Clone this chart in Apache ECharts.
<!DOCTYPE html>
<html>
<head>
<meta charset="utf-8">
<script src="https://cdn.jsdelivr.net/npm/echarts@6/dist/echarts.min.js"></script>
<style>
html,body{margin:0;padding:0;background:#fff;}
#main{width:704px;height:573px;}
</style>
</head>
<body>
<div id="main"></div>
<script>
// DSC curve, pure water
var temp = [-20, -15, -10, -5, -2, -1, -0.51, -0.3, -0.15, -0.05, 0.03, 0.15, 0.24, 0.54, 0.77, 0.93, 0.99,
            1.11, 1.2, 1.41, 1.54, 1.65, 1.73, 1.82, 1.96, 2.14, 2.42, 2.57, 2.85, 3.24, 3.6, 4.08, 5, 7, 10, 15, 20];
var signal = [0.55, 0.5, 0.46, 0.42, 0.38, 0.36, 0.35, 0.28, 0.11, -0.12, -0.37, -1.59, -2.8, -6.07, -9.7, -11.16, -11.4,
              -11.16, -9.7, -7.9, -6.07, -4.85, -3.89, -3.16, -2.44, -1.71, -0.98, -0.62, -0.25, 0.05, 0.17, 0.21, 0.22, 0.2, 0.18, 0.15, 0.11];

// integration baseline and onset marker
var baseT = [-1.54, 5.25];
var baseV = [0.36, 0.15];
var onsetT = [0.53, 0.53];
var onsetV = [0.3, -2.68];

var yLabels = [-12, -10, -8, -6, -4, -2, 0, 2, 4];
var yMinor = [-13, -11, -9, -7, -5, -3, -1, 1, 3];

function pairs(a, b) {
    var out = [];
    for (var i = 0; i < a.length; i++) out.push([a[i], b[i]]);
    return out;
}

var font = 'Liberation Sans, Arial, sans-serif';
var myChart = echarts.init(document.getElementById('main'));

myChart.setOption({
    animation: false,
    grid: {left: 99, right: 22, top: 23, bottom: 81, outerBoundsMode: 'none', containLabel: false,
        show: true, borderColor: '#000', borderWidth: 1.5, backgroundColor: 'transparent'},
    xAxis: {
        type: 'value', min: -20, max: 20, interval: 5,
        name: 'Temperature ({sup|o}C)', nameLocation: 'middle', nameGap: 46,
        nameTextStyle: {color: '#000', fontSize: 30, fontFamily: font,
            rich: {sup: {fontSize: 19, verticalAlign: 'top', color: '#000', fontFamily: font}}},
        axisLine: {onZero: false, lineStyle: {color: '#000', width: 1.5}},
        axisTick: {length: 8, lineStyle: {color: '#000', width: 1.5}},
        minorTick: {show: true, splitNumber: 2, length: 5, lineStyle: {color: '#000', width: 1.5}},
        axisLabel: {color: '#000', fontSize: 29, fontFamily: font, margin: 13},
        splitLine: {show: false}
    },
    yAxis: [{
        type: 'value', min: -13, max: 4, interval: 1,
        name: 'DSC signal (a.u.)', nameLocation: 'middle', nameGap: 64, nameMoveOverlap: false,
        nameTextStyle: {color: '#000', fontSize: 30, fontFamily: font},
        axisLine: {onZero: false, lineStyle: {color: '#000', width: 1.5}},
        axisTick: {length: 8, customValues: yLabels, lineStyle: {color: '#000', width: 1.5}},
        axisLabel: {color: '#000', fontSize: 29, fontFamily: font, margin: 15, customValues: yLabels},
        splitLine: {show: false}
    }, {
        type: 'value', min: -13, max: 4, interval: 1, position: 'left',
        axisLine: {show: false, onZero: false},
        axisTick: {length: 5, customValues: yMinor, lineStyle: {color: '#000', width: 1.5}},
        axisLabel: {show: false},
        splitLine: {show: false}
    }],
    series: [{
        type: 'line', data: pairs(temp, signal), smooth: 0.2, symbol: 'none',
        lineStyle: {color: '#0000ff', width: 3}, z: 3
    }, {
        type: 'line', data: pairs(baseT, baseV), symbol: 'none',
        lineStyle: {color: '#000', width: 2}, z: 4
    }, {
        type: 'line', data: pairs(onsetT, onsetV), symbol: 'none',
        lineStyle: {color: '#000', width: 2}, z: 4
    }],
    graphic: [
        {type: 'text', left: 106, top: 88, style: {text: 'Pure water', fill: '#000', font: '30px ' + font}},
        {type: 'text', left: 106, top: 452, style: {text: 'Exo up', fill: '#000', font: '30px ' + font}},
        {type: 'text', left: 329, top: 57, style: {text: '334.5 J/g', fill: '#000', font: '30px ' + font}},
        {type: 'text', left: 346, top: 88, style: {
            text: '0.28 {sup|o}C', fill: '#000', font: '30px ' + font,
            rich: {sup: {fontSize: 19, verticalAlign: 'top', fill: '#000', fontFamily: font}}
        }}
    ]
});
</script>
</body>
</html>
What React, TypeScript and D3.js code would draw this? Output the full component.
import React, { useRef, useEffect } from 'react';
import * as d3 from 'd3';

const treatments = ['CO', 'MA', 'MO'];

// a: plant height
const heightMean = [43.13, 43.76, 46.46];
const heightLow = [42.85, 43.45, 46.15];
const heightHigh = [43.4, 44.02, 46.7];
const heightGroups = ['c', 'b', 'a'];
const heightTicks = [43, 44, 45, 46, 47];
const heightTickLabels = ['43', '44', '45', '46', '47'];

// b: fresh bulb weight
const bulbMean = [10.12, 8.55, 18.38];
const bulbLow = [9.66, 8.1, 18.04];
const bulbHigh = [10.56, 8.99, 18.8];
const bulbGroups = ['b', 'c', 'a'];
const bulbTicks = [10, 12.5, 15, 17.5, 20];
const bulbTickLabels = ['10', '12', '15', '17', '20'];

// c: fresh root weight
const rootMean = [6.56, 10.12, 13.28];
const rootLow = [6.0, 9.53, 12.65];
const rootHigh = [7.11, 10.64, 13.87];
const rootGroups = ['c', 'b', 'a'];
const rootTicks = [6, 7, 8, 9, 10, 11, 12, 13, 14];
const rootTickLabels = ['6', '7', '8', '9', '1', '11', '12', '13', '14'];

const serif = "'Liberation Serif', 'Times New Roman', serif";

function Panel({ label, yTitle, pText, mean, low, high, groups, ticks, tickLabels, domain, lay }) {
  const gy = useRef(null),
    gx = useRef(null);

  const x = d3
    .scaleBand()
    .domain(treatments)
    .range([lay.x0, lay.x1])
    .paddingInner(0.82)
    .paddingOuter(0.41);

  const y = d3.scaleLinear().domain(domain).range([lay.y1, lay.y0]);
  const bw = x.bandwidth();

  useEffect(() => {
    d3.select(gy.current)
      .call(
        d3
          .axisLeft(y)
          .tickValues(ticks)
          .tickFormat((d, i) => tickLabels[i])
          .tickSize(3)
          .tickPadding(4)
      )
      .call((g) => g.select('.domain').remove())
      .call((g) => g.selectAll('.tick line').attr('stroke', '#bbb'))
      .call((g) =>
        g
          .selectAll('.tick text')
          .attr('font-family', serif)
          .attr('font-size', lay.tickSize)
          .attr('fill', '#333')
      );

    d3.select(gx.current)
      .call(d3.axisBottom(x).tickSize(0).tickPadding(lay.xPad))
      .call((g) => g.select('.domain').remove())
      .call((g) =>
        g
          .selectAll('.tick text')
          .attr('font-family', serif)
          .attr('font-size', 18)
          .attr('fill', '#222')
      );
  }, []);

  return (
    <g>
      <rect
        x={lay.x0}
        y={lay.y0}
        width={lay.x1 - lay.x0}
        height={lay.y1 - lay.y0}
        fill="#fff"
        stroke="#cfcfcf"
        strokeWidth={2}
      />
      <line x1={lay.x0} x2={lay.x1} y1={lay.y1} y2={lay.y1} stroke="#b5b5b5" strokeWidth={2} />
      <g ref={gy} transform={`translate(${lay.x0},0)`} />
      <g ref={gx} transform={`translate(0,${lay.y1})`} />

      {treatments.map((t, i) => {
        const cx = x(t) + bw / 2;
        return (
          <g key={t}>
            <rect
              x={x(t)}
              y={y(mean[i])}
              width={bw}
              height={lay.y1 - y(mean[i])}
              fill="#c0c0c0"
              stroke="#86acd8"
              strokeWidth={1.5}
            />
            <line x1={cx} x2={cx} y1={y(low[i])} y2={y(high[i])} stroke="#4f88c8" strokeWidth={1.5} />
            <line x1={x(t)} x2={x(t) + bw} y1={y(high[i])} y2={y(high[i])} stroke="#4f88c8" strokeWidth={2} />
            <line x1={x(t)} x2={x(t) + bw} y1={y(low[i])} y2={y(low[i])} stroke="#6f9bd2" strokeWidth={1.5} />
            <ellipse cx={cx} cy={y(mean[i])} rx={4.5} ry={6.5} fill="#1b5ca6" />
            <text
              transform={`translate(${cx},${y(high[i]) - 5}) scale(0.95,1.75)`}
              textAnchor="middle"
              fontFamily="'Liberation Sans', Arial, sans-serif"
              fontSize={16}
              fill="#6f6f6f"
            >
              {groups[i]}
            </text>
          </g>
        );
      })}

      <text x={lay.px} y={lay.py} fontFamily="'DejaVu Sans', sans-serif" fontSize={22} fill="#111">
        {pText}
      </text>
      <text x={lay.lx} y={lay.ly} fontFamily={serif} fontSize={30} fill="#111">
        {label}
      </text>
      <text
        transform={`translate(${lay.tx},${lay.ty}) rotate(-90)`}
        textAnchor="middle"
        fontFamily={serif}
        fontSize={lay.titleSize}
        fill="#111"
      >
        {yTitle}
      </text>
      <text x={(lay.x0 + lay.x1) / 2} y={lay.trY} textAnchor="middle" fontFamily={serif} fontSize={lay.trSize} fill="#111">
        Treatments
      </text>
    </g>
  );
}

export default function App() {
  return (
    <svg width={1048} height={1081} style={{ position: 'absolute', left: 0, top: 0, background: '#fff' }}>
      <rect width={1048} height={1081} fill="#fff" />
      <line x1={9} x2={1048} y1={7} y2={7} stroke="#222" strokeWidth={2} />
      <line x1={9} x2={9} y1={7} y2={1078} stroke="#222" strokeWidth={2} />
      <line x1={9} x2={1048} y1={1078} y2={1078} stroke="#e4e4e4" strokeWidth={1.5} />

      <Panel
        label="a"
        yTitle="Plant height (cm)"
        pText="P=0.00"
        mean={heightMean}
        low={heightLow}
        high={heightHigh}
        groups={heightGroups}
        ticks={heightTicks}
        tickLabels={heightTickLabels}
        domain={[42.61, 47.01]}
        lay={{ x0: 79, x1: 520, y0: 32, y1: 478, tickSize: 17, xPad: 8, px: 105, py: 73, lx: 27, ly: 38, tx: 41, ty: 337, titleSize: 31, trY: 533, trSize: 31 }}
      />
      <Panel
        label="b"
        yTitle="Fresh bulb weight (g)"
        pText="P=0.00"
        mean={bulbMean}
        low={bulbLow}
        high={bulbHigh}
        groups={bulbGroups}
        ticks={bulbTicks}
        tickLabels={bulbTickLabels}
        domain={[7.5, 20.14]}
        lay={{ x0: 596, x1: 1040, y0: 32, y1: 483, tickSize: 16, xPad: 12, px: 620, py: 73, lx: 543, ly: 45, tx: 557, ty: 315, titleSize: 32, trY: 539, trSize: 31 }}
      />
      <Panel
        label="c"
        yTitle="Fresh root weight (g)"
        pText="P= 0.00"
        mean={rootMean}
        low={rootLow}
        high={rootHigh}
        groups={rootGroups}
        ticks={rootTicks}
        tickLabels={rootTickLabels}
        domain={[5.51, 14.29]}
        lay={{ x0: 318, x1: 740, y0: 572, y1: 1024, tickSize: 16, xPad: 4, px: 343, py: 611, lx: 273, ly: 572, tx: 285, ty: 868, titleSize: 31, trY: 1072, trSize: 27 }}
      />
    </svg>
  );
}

**TASK PROMPT**: Only the lines from the one containing "What React, TypeScript" through the one containing "const treatments = ['CO', 'MA', 'MO'];" are to be retyped, both boundary lines included, with no other material.

**SOLUTION TO THIS EXERCISE**:
What React, TypeScript and D3.js code would draw this? Output the full component.
import React, { useRef, useEffect } from 'react';
import * as d3 from 'd3';

const treatments = ['CO', 'MA', 'MO'];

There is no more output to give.